What does conditioning without the usual state updating/projection postulate look like since you are advocating this?That's what it looks like to me. Perhaps I am mistaken though.
I guess it's again some misunderstanding. For me "collapse" is the assumption that by a measurement the state instantaneously changes as a physical process affecting properties of far remote parts of the system instantaneously and this clearly violates causality in relativistic physics. No such thing is needed to calculate conditional probabilities, and the Bell experiments done with entangled photon states are well described within usual local QED without the assumption of such instaneous actions at a distance at all. Also in the evaluation of the real-world experiments you use measurement protocols taken locally and compare them afterwards to choose the wanted subensembles of measured photons. That's the famous "postselection" or "delayed-choice properties" being discussed all the time in Bell experimental setups, all confirming the predictions of QT. We had a long debate about this a while ago discussing several real-world experiments (quantum eraser, entanglement swapping etc.), all of which can be described without invoking a collapse and in accordance with local relativistic QFT.

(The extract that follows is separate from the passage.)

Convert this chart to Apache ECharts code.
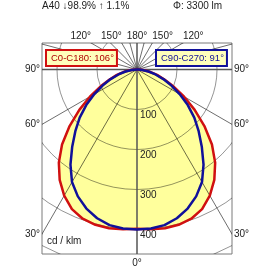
<!DOCTYPE html>
<html>
<head>
<meta charset="utf-8">
<script src="https://cdn.jsdelivr.net/npm/echarts@6/dist/echarts.min.js"></script>
<style>
html, body { margin: 0; padding: 0; background: #fff; }
#chart { width: 270px; height: 270px; }
</style>
</head>
<body>
<div id="chart"></div>
<script>
// luminous intensity, cd/klm, per gamma angle (symmetric halves)
const gammas = [0, 5, 10, 15, 20, 25, 30, 35, 40, 45, 50, 55, 60, 65, 70, 75, 80, 85, 90, 180];
const c0c180 = [398, 401, 403, 402, 397, 385, 364, 337, 304, 265, 220, 176, 136, 101, 73, 52, 33, 15, 4, 0];
const c90c270 = [400, 399, 395, 385, 370, 350, 325, 290, 252, 218, 187, 155, 123, 95, 70, 48, 29, 13, 4, 0];

const ringValues = [100, 200, 300, 400, 500];
const ringLabels = [100, 200, 300, 400];
const spokeAngles = [30, 60, 105, 120, 135, 150, 165];
const angleLabels = [30, 60, 90, 120, 150];

const X_MIN = -237.5, X_MAX = 237.5, Y_MIN = -461.25, Y_MAX = 66.25;
const FONT = 'Liberation Sans, Arial, sans-serif';

function polarToXY(I, g, side) {
    const a = g * Math.PI / 180;
    return [side * I * Math.sin(a), -I * Math.cos(a)];
}

function curvePoints(values) {
    const left = gammas.map((g, i) => polarToXY(values[i], g, -1)).reverse();
    const right = gammas.map((g, i) => polarToXY(values[i], g, 1));
    return left.concat(right.slice(1));
}

const curves = [curvePoints(c0c180), curvePoints(c90c270)];

const spokeData = [];
spokeAngles.forEach(g => { spokeData.push([g, -1]); spokeData.push([g, 1]); });

const labelData = [[0, 0], [180, 0]];
angleLabels.forEach(g => { labelData.push([g, -1]); labelData.push([g, 1]); });

const chart = echarts.init(document.getElementById('chart'));

chart.setOption({
    animation: false,
    textStyle: { fontFamily: FONT },
    title: [
        { text: 'A40 ↓98.9% ↑ 1.1%', left: 42, top: 1, padding: 0,
          textStyle: { fontSize: 10, fontWeight: 'normal', color: '#222', fontFamily: FONT } },
        { text: 'Φ: 3300 lm', left: 173, top: 1, padding: 0,
          textStyle: { fontSize: 10, fontWeight: 'normal', color: '#222', fontFamily: FONT } },
        { text: 'cd / klm', left: 47, top: 236, padding: 0,
          textStyle: { fontSize: 10, fontWeight: 'normal', color: '#222', fontFamily: FONT } }
    ],
    legend: [
        { data: ['C0-C180: 106°'], left: 46, top: 50, icon: 'none', itemWidth: 0, itemHeight: 0,
          padding: [3, 3, 3, 0], backgroundColor: '#ffffbb', borderColor: '#d01010', borderWidth: 2,
          selectedMode: false, z: 10,
          textStyle: { color: '#b00000', fontSize: 9.5, fontFamily: FONT } },
        { data: ['C90-C270: 91°'], left: 156, top: 50, icon: 'none', itemWidth: 0, itemHeight: 0,
          padding: [3, 3, 3, 0], backgroundColor: '#ffffbb', borderColor: '#10109a', borderWidth: 2,
          selectedMode: false, z: 10,
          textStyle: { color: '#10109a', fontSize: 9.5, fontFamily: FONT } }
    ],
    grid: { left: 42, top: 43, width: 190, height: 211, show: true,
            borderColor: '#7a7a7a', borderWidth: 1, backgroundColor: 'transparent' },
    xAxis: { type: 'value', min: X_MIN, max: X_MAX, show: false },
    yAxis: { type: 'value', min: Y_MIN, max: Y_MAX, show: false },
    series: [
        {
            type: 'custom', name: 'fill', silent: true, clip: true, z: 1,
            data: [[0], [1]],
            renderItem: function (params, api) {
                const pts = curves[api.value(0)].map(p => api.coord(p));
                return { type: 'polygon', shape: { points: pts },
                         style: { fill: '#ffff9c' } };
            }
        },
        {
            type: 'custom', name: 'rings', silent: true, clip: true, z: 2,
            data: ringValues.map(v => [v]),
            renderItem: function (params, api) {
                const c = api.coord([0, 0]);
                const r = api.size([api.value(0), 0])[0];
                return { type: 'circle', shape: { cx: c[0], cy: c[1], r: r },
                         style: { fill: 'none', stroke: 'rgba(0,0,0,0.42)', lineWidth: 1 } };
            }
        },
        {
            type: 'custom', name: 'spokes', silent: true, clip: true, z: 2,
            data: spokeData,
            renderItem: function (params, api) {
                const c = api.coord([0, 0]);
                const e = api.coord(polarToXY(800, api.value(0), api.value(1)));
                return { type: 'line', shape: { x1: c[0], y1: c[1], x2: e[0], y2: e[1] },
                         style: { stroke: 'rgba(0,0,0,0.72)', lineWidth: 0.8 } };
            }
        },
        {
            type: 'custom', name: 'axes', silent: true, clip: true, z: 2,
            data: [[0], [90]],
            renderItem: function (params, api) {
                const vertical = api.value(0) === 0;
                const a = api.coord(vertical ? [0, Y_MIN] : [X_MIN, 0]);
                const b = api.coord(vertical ? [0, Y_MAX] : [X_MAX, 0]);
                return { type: 'line', shape: { x1: a[0], y1: a[1], x2: b[0], y2: b[1] },
                         style: { stroke: '#555', lineWidth: 1.5 } };
            }
        },
        {
            type: 'line', name: 'C0-C180: 106°', data: curves[0], showSymbol: false,
            smooth: false, z: 3, silent: true, color: '#d01010',
            lineStyle: { color: '#d01010', width: 2.5, join: 'round' }
        },
        {
            type: 'line', name: 'C90-C270: 91°', data: curves[1], showSymbol: false,
            smooth: false, z: 3, silent: true, color: '#10109a',
            lineStyle: { color: '#10109a', width: 2.5, join: 'round' }
        },
        {
            type: 'custom', name: 'ringLabels', silent: true, clip: false, z: 4,
            data: ringLabels.map(v => [v]),
            renderItem: function (params, api) {
                const v = api.value(0);
                const p = api.coord([0, -v]);
                return { type: 'text', x: p[0] + 3, y: p[1] + 6,
                         style: { text: String(v), fill: '#222', fontSize: 10, fontFamily: FONT,
                                  align: 'left', verticalAlign: 'middle' } };
            }
        },
        {
            type: 'custom', name: 'angleLabels', silent: true, clip: false, z: 4,
            data: labelData,
            renderItem: function (params, api) {
                const g = api.value(0), side = api.value(1);
                const d = polarToXY(1, g, side);
                let t = Infinity, edge = '';
                if (d[0] > 1e-9 && X_MAX / d[0] < t) { t = X_MAX / d[0]; edge = 'right'; }
                if (d[0] < -1e-9 && X_MIN / d[0] < t) { t = X_MIN / d[0]; edge = 'left'; }
                if (d[1] > 1e-9 && Y_MAX / d[1] < t) { t = Y_MAX / d[1]; edge = 'top'; }
                if (d[1] < -1e-9 && Y_MIN / d[1] < t) { t = Y_MIN / d[1]; edge = 'bottom'; }
                const p = api.coord([d[0] * t, d[1] * t]);
                let x = p[0], y = p[1], align = 'center', va = 'middle';
                if (edge === 'left') { x -= 2; align = 'right'; }
                else if (edge === 'right') { x += 2; align = 'left'; }
                else if (edge === 'top') {
                    y -= 2; va = 'bottom';
                    align = side < 0 ? 'right' : (side > 0 ? 'left' : 'center');
                }
                else { y += 4; va = 'top'; }
                return { type: 'text', x: x, y: y,
                         style: { text: g + '°', fill: '#222', fontSize: 10, fontFamily: FONT,
                                  align: align, verticalAlign: va } };
            }
        }
    ]
});
</script>
</body>
</html>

So, if you say the collapse is compatbible with local relativistic QFT you must mean something different than I assumed above.
 
  • #105
vanhees71 said:
For me "collapse" is the assumption that by a measurement the state instantaneously changes as a physical process affecting properties of far remote parts of the system instantaneously and this clearly violates causality in relativistic physics
This explains it then. For you the word "collapse" is interpretation loaded and you are rejecting that interpretation. That's fine I won't go into that.

I just meant the usual state reduction axiom is compatible with relativity where I am taking it in its purely "everyday use" sense of what conditioning looks like in Quantum Theory. Thus I thought you were rejecting conditioning which I couldn't make sense of. Where as you are saying it shouldn't be viewed as process but simply as conditioning.

I think there's no actual disagreement here then.